Tristancho está triste, ¿qué tendrá Tristancho? De sus ojos se escapan lagrimones de pistacho que antes de tocar la vieja tierra se trocan en rechonchos bellotos. Cual Squonk escapado del imaginarium extremaduro, atrapado y llorón, vaga sin rumbo pero con fin por sus extremas dehesas, angustiado por su ser o no ser, mientras en sus oídos suenan las notas de su armoniosa y campechana suite ibérica y en su acuosa y presa mirada se imprime la impresión que contemplarlas causa.

Alimento del alma para él, comida de gloria para los hermosos cochinos belloteros que, de higos a brevas, habitan y conviven, como su familia que también son, ese onírico lugar fantástico, El País de Quercus, donde ambos disfrutan. Cada uno como lo que es.
Son guarros despampanantes que se pisan su propio papo en su continuo papear, que corretean al trote cochinero de acá para allá, pastando y aplastando la fresca y verde hierba con su negra pezuña de fina caña.

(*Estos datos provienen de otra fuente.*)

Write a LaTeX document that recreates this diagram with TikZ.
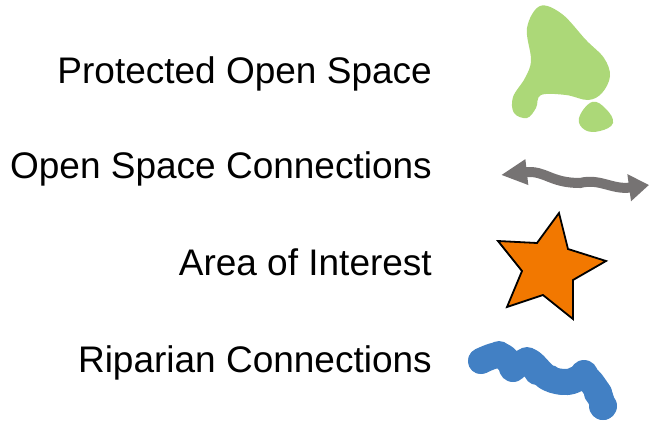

Su morro es largo y afilado casi tanto como sus intimidantes incisivos, su tamaño descomunal, su edad añeja, su capa gris oscura, su pelo ralo. Malandan cojitrancos con el tumbao y la chulería de sus tres montaneras entre encinas y alcornoques de troncos descorchados cual botellas desnudas de etiqueta.
Sabios los tres, hombre, animal y árbol, zánganos y desnudos como los hijos de la tierra, se juntan noctivagos alrededor de la Roca del Amador, ibéricos de luna, para aullarle, gruñirle y callar cuando llena se pone. Allí él los acompaña e interroga y les pregunta por sus amoríos y sus largos orgasmos, para así seguir aprendiendo y acumulando historias que luego, reconvertidas por su insondable y mágica fabulación, les recuenta durante mil y dos noches.
Porque él es un contador que todo lo cuenta, cuenta cuentos y fantasías, vivencias y realidades, cerdos y árboles, familiares y amigos, chorizos y salchichones, palabras y gestos, pensamientos y vanidades, costillas de adán y sus secretos, inmanencias y trascendencias. Sí, todo cuenta menos el dinero.
Vive entrambos mundos, el real de La Dehesa y el ficticio de Quercus, indiferenciados, saltando de uno al otro ininterrumpida e irremediablemente, de sol a lunes, de luna a solas, en el claroscuro, en el solysombra taurino, confundido como se funde la grasa infiltrada del secreto al amor de la lumbre, a voces, a chorreones, pregonero de su extremo duro. ¡Ah, la puta realidad, que malita que es!
Realité, crudité, liberté. Esclava liberté, c´est la vie, la vie en verde. De la que gozan en Family Plot desde su casa, «La Tatona», para manejar desde allí las piaras autóctonas y los clubes de egipcios visitantes que, como nosotros esta vez, nos dejamos caer por allá curiosones, turistones desnortados, a hocicar y husmear en su entorno y sus sanmartines. A mantecarnos en colorao y ponernos guarros, hasta las manitas, de hasta sus andares mondongueros que, con la parsimonia y sapiencia del lugar, apañan matanceras y lozanas hijas pilladas con las manos en la grasa, hasta el codo, por nuestra incordiante presencia.
Lucía un gran sol sobre la gran Lucía y demás anfitriones que trajinaban por la nave matarile de Las Navas, ensangrentaos y destripaos de tanta brega, asombrados tan sólo por el Bello Dolfo, el colgador que cuelga en tó lo alto lo que comen los señores, morcillitas y morcones. Tienen migas, las dan y las toman, esta pareja crumble y adláteres, tantas que Robert Crumb lo hubiera flipao inmortalizándola en sus escasas pero imborrables y comiqueras tiras bucólicas. Personajes animados por la fuerza y el esfuerzo de vivir la vida entre matanzas, así o asao, en sus ibéricas carnes. Y que vuelven a tener por delante las albas páginas en blanco del album donde reescribirse. ¡Carne diem!